Her vegetables were cooked and she brought her pan down from the fire and said, “My life is just where my husband or m near ones doesn’t want to understand me but need me every time they are in some sort of want alike this cooked vegetables, which is beautiful to relish upon it but no one every tries to understand the cuts it have been through. Ammuru’s life is also the same whom you pray to relieve your pain and even at times of lust just ravish her like a carnivore to relish your need. I walk over the same routine everyday afraid to even change it. Yes, this is my destiny and I have to leave by it but somewhere where if there is another life I want to relive my life at my choices. Taste this now and say how this is.”
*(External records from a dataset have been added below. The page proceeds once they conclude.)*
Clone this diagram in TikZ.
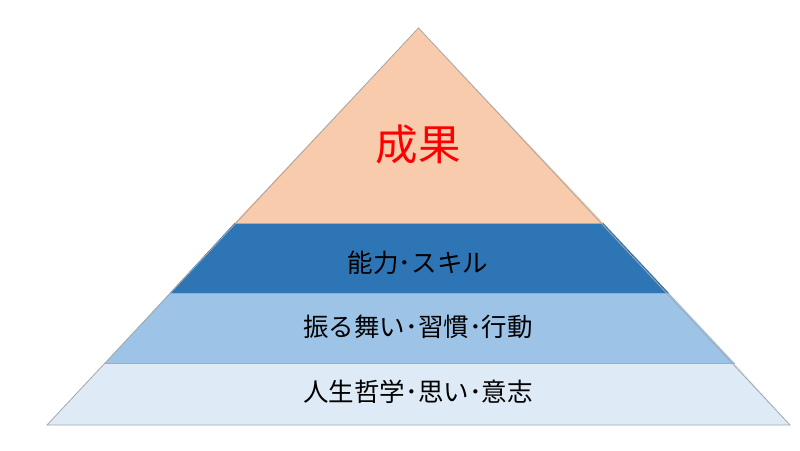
\documentclass[tikz,border=0pt]{standalone}
\usepackage{fontspec}
\newfontfamily\jp{Noto Sans CJK JP}
\definecolor{peach}{HTML}{F8CBAD}
\definecolor{dblue}{HTML}{2E75B6}
\definecolor{mblue}{HTML}{9DC3E6}
\definecolor{lblue}{HTML}{DEEBF7}
\definecolor{edge}{HTML}{8497B0}
\begin{document}
\begin{tikzpicture}[x=1pt,y=-1pt,
  band/.style={draw=edge,line width=0.8pt,line join=miter},
  lbl/.style={font=\jp\fontsize{25.5}{28}\selectfont,text=black,inner sep=0pt}]
\useasboundingbox (0,0) rectangle (800,450);
\coordinate (A) at (418.5,28);
\coordinate (BL) at (47,425);
\coordinate (BR) at (790,425);
\coordinate (L1) at (234.5,223);
\coordinate (R1) at (603.3,223);
\coordinate (L2) at (169.8,293);
\coordinate (R2) at (668.9,293);
\coordinate (L3) at (105.1,363);
\coordinate (R3) at (734.5,363);
\fill[lblue] (L3) -- (R3) -- (BR) -- (BL) -- cycle;
\fill[mblue] (L2) -- (R2) -- (R3) -- (L3) -- cycle;
\fill[dblue] (L1) -- (R1) -- (R2) -- (L2) -- cycle;
\fill[peach] (A) -- (R1) -- (L1) -- cycle;
\draw[draw=edge!80!white,line width=0.7pt] (L1) -- (R1) (L2) -- (R2) (L3) -- (R3);
\draw[band,draw=gray!70] (A) -- (BR) -- (BL) -- cycle;
\node[font=\jp\fontsize{42.5}{45}\selectfont,text=red,inner sep=0pt] (t1) at (418,145) {成果};
\node[lbl] (t2) at (418,263) {能力･スキル};
\node[lbl] (t3) at (418,327) {振る舞い･習慣･行動};
\node[lbl] (t4) at (418,392) {人生哲学･思い･意志};
\end{tikzpicture}
\end{document}
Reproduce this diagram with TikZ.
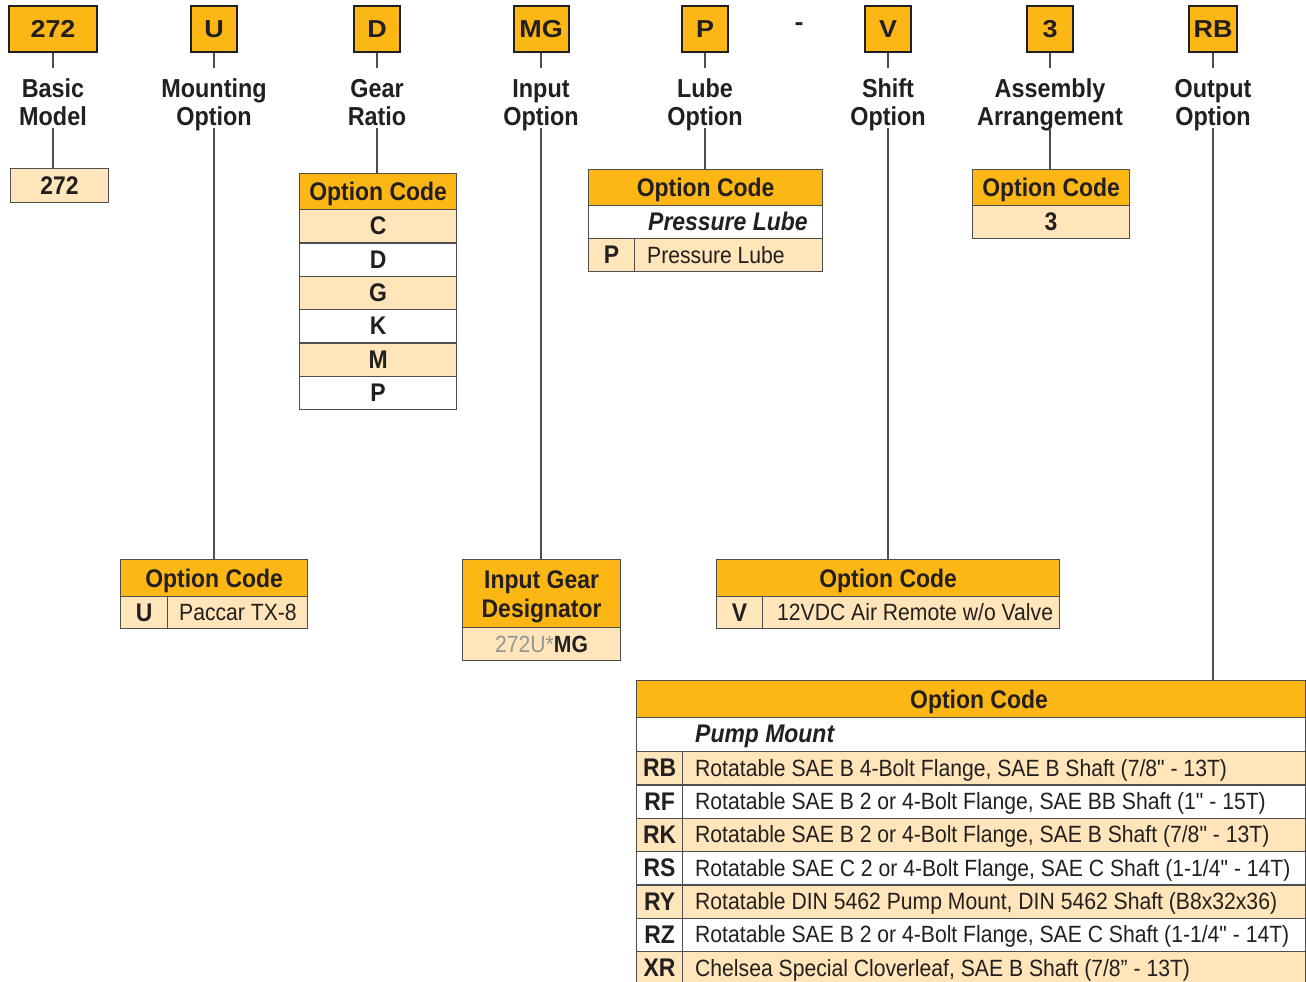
\documentclass[tikz,border=0pt]{standalone}
\usepackage{fontspec}
\setmainfont{Liberation Sans}[FakeStretch=0.9,Ligatures=TeXOff]
\newfontfamily\wideface{Liberation Sans}[FakeStretch=1.1]
\definecolor{hdr}{HTML}{FDB714}
\definecolor{lite}{HTML}{FFE5B9}
\definecolor{ink}{HTML}{231F20}
\definecolor{rulec}{HTML}{4D4D4D}
\definecolor{greyt}{HTML}{939598}
\newcommand\fTop{\fontsize{24.5}{25}\wideface\bfseries}
\newcommand\fLbl{\fontsize{26}{28}\selectfont\bfseries}
\newcommand\fBold{\fontsize{25.5}{28}\selectfont\bfseries}
\newcommand\fReg{\fontsize{23.5}{23.5}\selectfont}
\newcommand\fIt{\fontsize{25.5}{25.5}\selectfont\bfseries\itshape}
\tikzset{
 topbox/.style={draw=ink,line width=2pt,fill=hdr,inner sep=0pt,minimum height=46pt,font=\fTop,text=ink},
 lbl/.style={align=center,font=\fLbl,text=ink,inner sep=0pt},
 conn/.style={draw=rulec,line width=1.2pt},
 cellbase/.style={draw=rulec,line width=1.2pt,anchor=north west,inner sep=0pt,text=ink},
 cellbox/.style={cellbase,text height=17pt,text depth=0pt},
 hdrbox/.style={cellbase,fill=hdr,font=\fBold},
 hdrcell/.style={cellbox,fill=hdr,font=\fBold,text height=18pt},
 litecell/.style={cellbox,fill=lite,font=\fBold},
 whitecell/.style={cellbox,fill=white,font=\fBold},
 dtext/.style={anchor=base west,inner sep=0pt,font=\fReg,text=ink},
 itext/.style={anchor=base west,inner sep=0pt,font=\fIt,text=ink},
}
\begin{document}
\begin{tikzpicture}[x=1pt,y=-1pt]
\useasboundingbox (0,0) rectangle (1306,982);
\clip (0,0) rectangle (1306,982);
\fill[white] (0,0) rectangle (1306,982);

% ---- top code boxes
\node[topbox,minimum width=88pt] (b272) at (53,29) {272};
\node[topbox,minimum width=46pt] (bU) at (214,29) {U};
\node[topbox,minimum width=46pt] (bD) at (377,29) {D};
\node[topbox,minimum width=55pt] (bMG) at (541,29) {MG};
\node[topbox,minimum width=46pt] (bP) at (705,29) {P};
\node[font=\fTop,text=ink,anchor=base,inner sep=0pt] (dash) at (799,30.5) {-};
\node[topbox,minimum width=46pt] (bV) at (888,29) {V};
\node[topbox,minimum width=46pt] (b3) at (1050,29) {3};
\node[topbox,minimum width=48pt] (bRB) at (1213,29) {RB};

% ---- labels
\node[lbl] (lBasic) at (53,105) {\rule{0pt}{19pt}Basic\\Model\rule[-7pt]{0pt}{7pt}};
\node[lbl] (lMount) at (214,105) {\rule{0pt}{19pt}Mounting\\Option\rule[-7pt]{0pt}{7pt}};
\node[lbl] (lGear) at (377,105) {\rule{0pt}{19pt}Gear\\Ratio\rule[-7pt]{0pt}{7pt}};
\node[lbl] (lInput) at (541,105) {\rule{0pt}{19pt}Input\\Option\rule[-7pt]{0pt}{7pt}};
\node[lbl] (lLube) at (705,105) {\rule{0pt}{19pt}Lube\\Option\rule[-7pt]{0pt}{7pt}};
\node[lbl] (lShift) at (888,105) {\rule{0pt}{19pt}Shift\\Option\rule[-7pt]{0pt}{7pt}};
\node[lbl] (lAssy) at (1050,105) {\rule{0pt}{19pt}Assembly\\Arrangement\rule[-7pt]{0pt}{7pt}};
\node[lbl] (lOut) at (1213,105) {\rule{0pt}{19pt}Output\\Option\rule[-7pt]{0pt}{7pt}};

% ---- basic model
\node[litecell,minimum width=98pt,minimum height=34pt] (t272) at (10,168) {272};

% ---- gear ratio table
\node[hdrcell,minimum width=157pt,minimum height=36pt] (gH) at (299,173) {Option Code};
\node[litecell,minimum width=157pt,minimum height=33.33pt] (gC) at (299,209) {C};
\node[whitecell,minimum width=157pt,minimum height=33.33pt] (gD) at (299,242.33) {D};
\node[litecell,minimum width=157pt,minimum height=33.33pt] (gG) at (299,275.67) {G};
\node[whitecell,minimum width=157pt,minimum height=33.33pt] (gK) at (299,309) {K};
\node[litecell,minimum width=157pt,minimum height=33.33pt] (gM) at (299,342.33) {M};
\node[whitecell,minimum width=157pt,minimum height=33.33pt] (gP) at (299,375.67) {P};

% ---- lube table
\node[hdrcell,minimum width=234pt,minimum height=36pt] (lH) at (588,169) {Option Code};
\node[whitecell,minimum width=234pt,minimum height=33pt] (lW) at (588,205) {};
\node[itext] (lWt) at (648,230) {Pressure Lube};
\node[litecell,minimum width=46pt,minimum height=33pt] (lPc) at (588,238) {P};
\node[litecell,minimum width=188pt,minimum height=33pt] (lPd) at (634,238) {};
\node[dtext] (lPt) at (647,263) {Pressure Lube};

% ---- assembly table
\node[hdrcell,minimum width=157pt,minimum height=36pt] (aH) at (972,169) {Option Code};
\node[litecell,minimum width=157pt,minimum height=33pt] (aR) at (972,205) {3};

% ---- mounting table
\node[hdrcell,minimum width=187pt,minimum height=37pt] (mH) at (120,559) {Option Code};
\node[litecell,minimum width=47pt,minimum height=32pt] (mC) at (120,596) {U};
\node[litecell,minimum width=140pt,minimum height=32pt] (mD) at (167,596) {};
\node[dtext] (mT) at (179,620.5) {Paccar TX-8};

% ---- input gear table
\node[hdrbox,minimum width=158pt,minimum height=68pt,align=center,font=\fontsize{25.5}{29}\selectfont\bfseries] (iH) at (462,559) {\rule{0pt}{24pt}Input Gear\\Designator\rule[-5pt]{0pt}{5pt}};
\node[litecell,minimum width=158pt,minimum height=33pt,font=\fReg] (iR) at (462,627) {\textcolor{greyt}{272U*}\textbf{MG}};

% ---- shift table
\node[hdrcell,minimum width=343pt,minimum height=37pt] (sH) at (716,559) {Option Code};
\node[litecell,minimum width=46pt,minimum height=32pt] (sC) at (716,596) {V};
\node[litecell,minimum width=297pt,minimum height=32pt] (sD) at (762,596) {};
\node[dtext] (sT) at (777,620.5) {12VDC Air Remote w/o Valve};

% ---- output table
\node[hdrcell,minimum width=669pt,minimum height=37pt] (oH) at (636,680) {};
\node[font=\fBold,text=ink,anchor=base,inner sep=0pt] (oHt) at (979,708) {Option Code};
\node[whitecell,minimum width=669pt,minimum height=34pt] (oW) at (636,717) {};
\node[itext] (oWt) at (695,742.5) {Pump Mount};

\node[litecell,minimum width=46pt,minimum height=33.33pt] (oC1) at (636,751) {RB};
\node[litecell,minimum width=623pt,minimum height=33.33pt] (oD1) at (682,751) {};
\node[dtext] (oT1) at (695,776.2) {Rotatable SAE B 4-Bolt Flange, SAE B Shaft (7/8" - 13T)};

\node[whitecell,minimum width=46pt,minimum height=33.33pt] (oC2) at (636,784.33) {RF};
\node[whitecell,minimum width=623pt,minimum height=33.33pt] (oD2) at (682,784.33) {};
\node[dtext] (oT2) at (695,809.5) {Rotatable SAE B 2 or 4-Bolt Flange, SAE BB Shaft (1" - 15T)};

\node[litecell,minimum width=46pt,minimum height=33.33pt] (oC3) at (636,817.67) {RK};
\node[litecell,minimum width=623pt,minimum height=33.33pt] (oD3) at (682,817.67) {};
\node[dtext] (oT3) at (695,842.9) {Rotatable SAE B 2 or 4-Bolt Flange, SAE B Shaft (7/8" - 13T)};

\node[whitecell,minimum width=46pt,minimum height=33.33pt] (oC4) at (636,851) {RS};
\node[whitecell,minimum width=623pt,minimum height=33.33pt] (oD4) at (682,851) {};
\node[dtext] (oT4) at (695,876.2) {Rotatable SAE C 2 or 4-Bolt Flange, SAE C Shaft (1-1/4" - 14T)};

\node[litecell,minimum width=46pt,minimum height=33.33pt] (oC5) at (636,884.33) {RY};
\node[litecell,minimum width=623pt,minimum height=33.33pt] (oD5) at (682,884.33) {};
\node[dtext] (oT5) at (695,909.5) {Rotatable DIN 5462 Pump Mount, DIN 5462 Shaft (B8x32x36)};

\node[whitecell,minimum width=46pt,minimum height=33.33pt] (oC6) at (636,917.67) {RZ};
\node[whitecell,minimum width=623pt,minimum height=33.33pt] (oD6) at (682,917.67) {};
\node[dtext] (oT6) at (695,942.9) {Rotatable SAE B 2 or 4-Bolt Flange, SAE C Shaft (1-1/4" - 14T)};

\node[litecell,minimum width=46pt,minimum height=33.33pt] (oC7) at (636,951) {XR};
\node[litecell,minimum width=623pt,minimum height=33.33pt] (oD7) at (682,951) {};
\node[dtext] (oT7) at (695,976.2) {Chelsea Special Cloverleaf, SAE B Shaft (7/8” - 13T)};

% ---- connectors
\foreach \b/\l in {b272/lBasic,bU/lMount,bD/lGear,bMG/lInput,bP/lLube,bV/lShift,b3/lAssy,bRB/lOut}
  \draw[conn] (\b.south) -- ([yshift=10pt]\l.north);
\draw[conn] ([yshift=4pt]lBasic.south) -- (t272.north -| lBasic.south);
\draw[conn] ([yshift=4pt]lMount.south) -- (mH.north -| lMount.south);
\draw[conn] ([yshift=4pt]lGear.south) -- (gH.north -| lGear.south);
\draw[conn] ([yshift=4pt]lInput.south) -- (iH.north -| lInput.south);
\draw[conn] ([yshift=4pt]lLube.south) -- (lH.north -| lLube.south);
\draw[conn] ([yshift=4pt]lShift.south) -- (sH.north -| lShift.south);
\draw[conn] ([yshift=4pt]lAssy.south) -- (aH.north -| lAssy.south);
\draw[conn] ([yshift=4pt]lOut.south) -- (oH.north -| lOut.south);
\end{tikzpicture}
\end{document}
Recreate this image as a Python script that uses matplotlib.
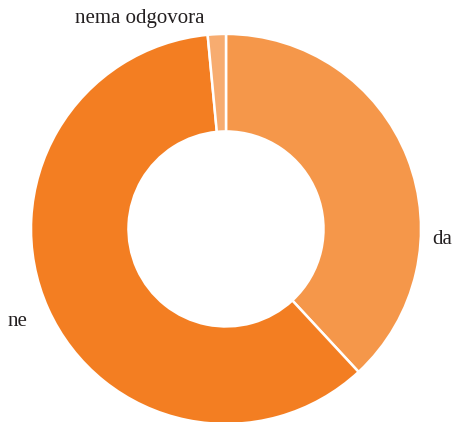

I took the plate full of mixed vegetable and tasted it and thought, “Am I blessed to lead my life on my own vows or one day will my life will turn if not like this someone similar to this. Are we all linked with the same circle of pain? I kept the plate and hugged her tight; she embraced me back speaking some words in Telugu which I didn’t understand. But I felt that she thanked me for listening to her and understanding her pain”.

While leaving her home I understood why she called herself Ammuru because she is strong enough to compile everything within her with her smile and this was her silent betrayal with this orthodox society where you worship the same lady and then let her suffer to hell.